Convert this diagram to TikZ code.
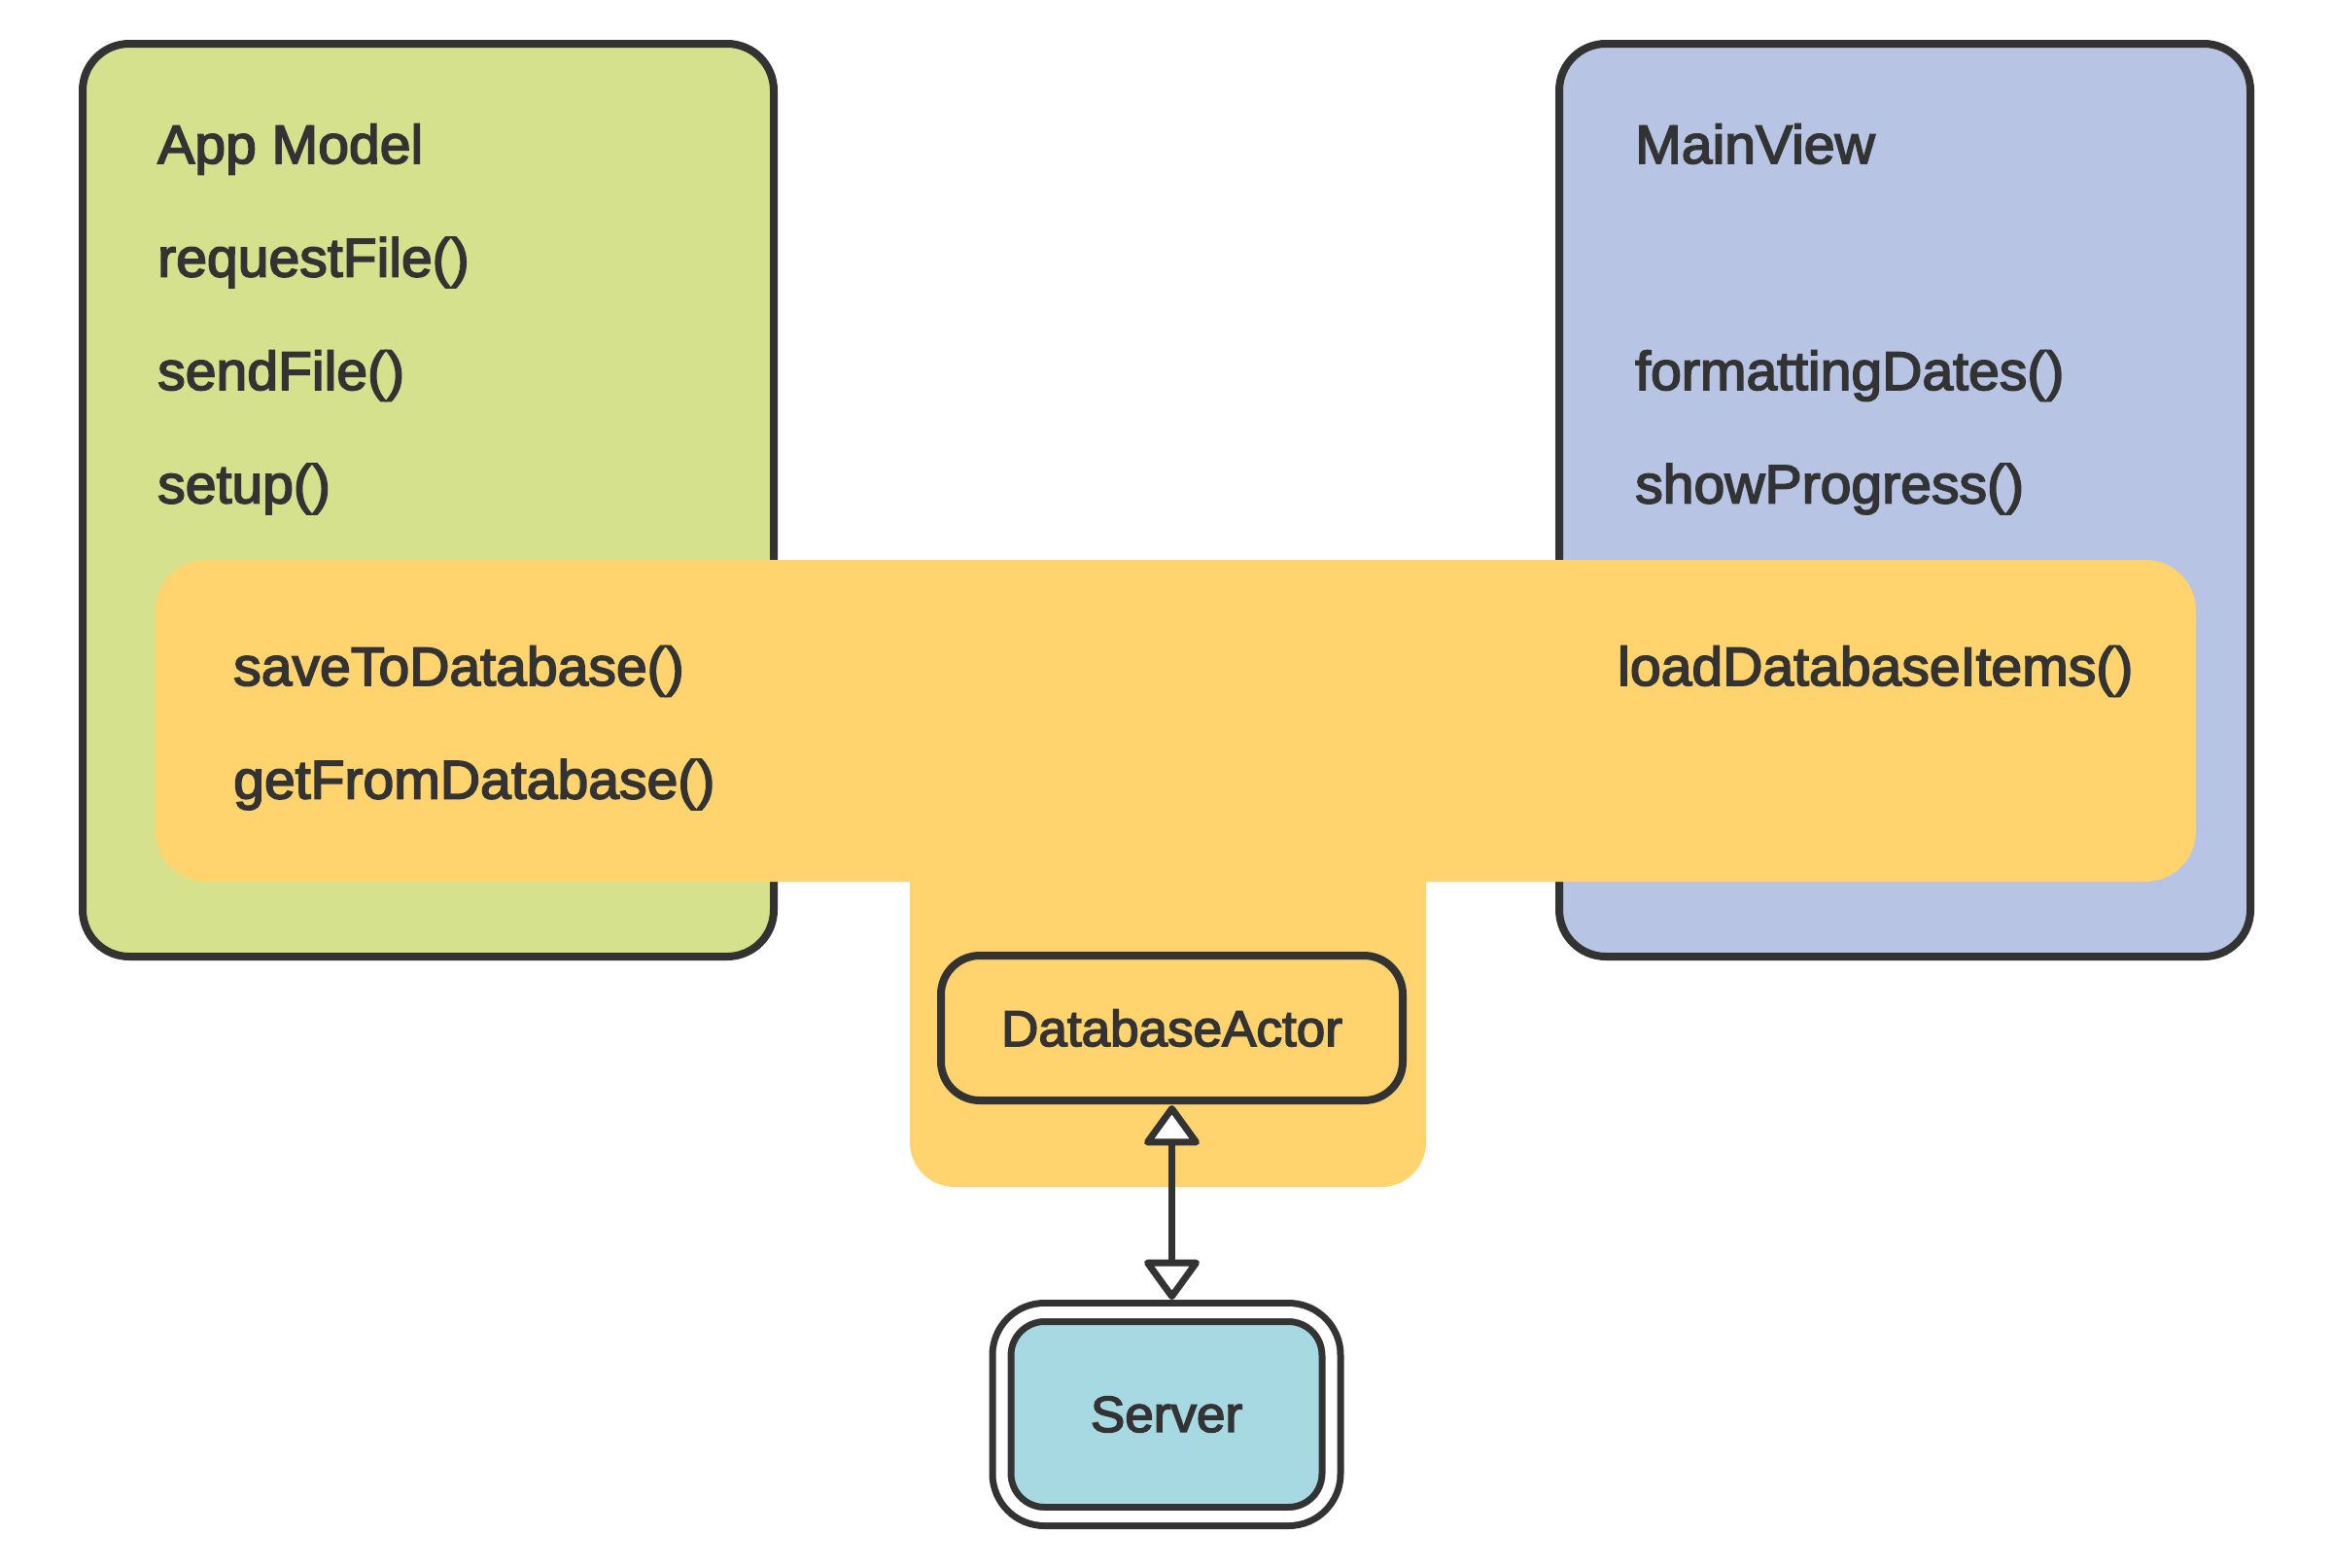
\documentclass[tikz,border=0pt]{standalone}
\usepackage{fontspec}
\setmainfont{Liberation Sans}
\newfontfamily\labelfont{Liberation Sans}[FakeBold=3, FakeStretch=1.02]
\usetikzlibrary{arrows.meta}

\definecolor{ink}{HTML}{333333}
\definecolor{modelgreen}{HTML}{D6E18E}
\definecolor{viewblue}{HTML}{B8C4E4}
\definecolor{actoryellow}{HTML}{FFD36E}
\definecolor{serverteal}{HTML}{A6D9E2}

\begin{document}
\begin{tikzpicture}[x=1pt,y=-1pt,
  panel/.style={draw=ink, line width=8pt, rounded corners=48pt, inner sep=0pt, outer sep=0pt},
  member/.style={anchor=base west, inner sep=0pt, text=ink, font=\labelfont\fontsize{56}{67}\selectfont},
  actorbox/.style={draw=ink, line width=8pt, rounded corners=40pt, inner sep=0pt, outer sep=0pt,
    text=ink, font=\labelfont\fontsize{52}{62}\selectfont},
  serverbox/.style={draw=ink, line width=7pt, double=white, double distance=12pt,
    rounded corners=44pt, inner sep=0pt, outer sep=0pt, text=ink, font=\labelfont\fontsize{52}{62}\selectfont},
  link/.style={draw=ink, line width=7pt,
    {Triangle[round, fill=white, length=44pt, width=62pt]}-{Triangle[round, fill=white, length=44pt, width=62pt]}},
]
\useasboundingbox (0,0) rectangle (2400,1612);

% outer panels
\node[panel, fill=modelgreen, minimum width=711pt, minimum height=939pt] (appmodel) at (440.5,514.5) {};
\node[panel, fill=viewblue, minimum width=711pt, minimum height=939pt] (mainview) at (1959.5,514.5) {};

% database actor region: a band across both panels with a stem below it
\fill[actoryellow, rounded corners=52pt] (160,576) rectangle (2259,907);
\fill[actoryellow, rounded corners=46pt] (936,760) rectangle (1467,1221);

% App Model members
\node[member] (amtitle) at (162,168) {App Model};
\node[member] (amreq) at (162,284.5) {requestFile()};
\node[member] (amsend) at (162,401) {sendFile()};
\node[member] (amsetup) at (162,517.5) {setup()};

% MainView members
\node[member] (mvtitle) at (1682,168) {MainView};
\node[member] (mvfmt) at (1682,401) {formattingDates()};
\node[member] (mvprog) at (1682,517.5) {showProgress()};

% isolated database members
\node[member] (dbsave) at (240,705) {saveToDatabase()};
\node[member] (dbget) at (240,821.5) {getFromDatabase()};
\node[member] (dbload) at (1664,705) {loadDatabaseItems()};

% actor and server
\node[actorbox, fill=actoryellow, minimum width=475pt, minimum height=149pt] (dba) at (1205.5,1057.5) {DatabaseActor};
\node[serverbox, fill=serverteal, minimum width=339pt, minimum height=210pt] (server) at (1200,1455) {Server};

\draw[link, shorten <=5pt, shorten >=13pt] (dba.south) -- (dba.south |- server.north);
\end{tikzpicture}
\end{document}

*-*-*

**Aim:** Leave out any pictures, please, and quote only the lines from the top of the data through the line that contains "(amsetup) at (162,517.5)".

**The result:**
Convert this diagram to TikZ code.
\documentclass[tikz,border=0pt]{standalone}
\usepackage{fontspec}
\setmainfont{Liberation Sans}
\newfontfamily\labelfont{Liberation Sans}[FakeBold=3, FakeStretch=1.02]
\usetikzlibrary{arrows.meta}

\definecolor{ink}{HTML}{333333}
\definecolor{modelgreen}{HTML}{D6E18E}
\definecolor{viewblue}{HTML}{B8C4E4}
\definecolor{actoryellow}{HTML}{FFD36E}
\definecolor{serverteal}{HTML}{A6D9E2}

\begin{document}
\begin{tikzpicture}[x=1pt,y=-1pt,
  panel/.style={draw=ink, line width=8pt, rounded corners=48pt, inner sep=0pt, outer sep=0pt},
  member/.style={anchor=base west, inner sep=0pt, text=ink, font=\labelfont\fontsize{56}{67}\selectfont},
  actorbox/.style={draw=ink, line width=8pt, rounded corners=40pt, inner sep=0pt, outer sep=0pt,
    text=ink, font=\labelfont\fontsize{52}{62}\selectfont},
  serverbox/.style={draw=ink, line width=7pt, double=white, double distance=12pt,
    rounded corners=44pt, inner sep=0pt, outer sep=0pt, text=ink, font=\labelfont\fontsize{52}{62}\selectfont},
  link/.style={draw=ink, line width=7pt,
    {Triangle[round, fill=white, length=44pt, width=62pt]}-{Triangle[round, fill=white, length=44pt, width=62pt]}},
]
\useasboundingbox (0,0) rectangle (2400,1612);

% outer panels
\node[panel, fill=modelgreen, minimum width=711pt, minimum height=939pt] (appmodel) at (440.5,514.5) {};
\node[panel, fill=viewblue, minimum width=711pt, minimum height=939pt] (mainview) at (1959.5,514.5) {};

% database actor region: a band across both panels with a stem below it
\fill[actoryellow, rounded corners=52pt] (160,576) rectangle (2259,907);
\fill[actoryellow, rounded corners=46pt] (936,760) rectangle (1467,1221);

% App Model members
\node[member] (amtitle) at (162,168) {App Model};
\node[member] (amreq) at (162,284.5) {requestFile()};
\node[member] (amsend) at (162,401) {sendFile()};
\node[member] (amsetup) at (162,517.5) {setup()};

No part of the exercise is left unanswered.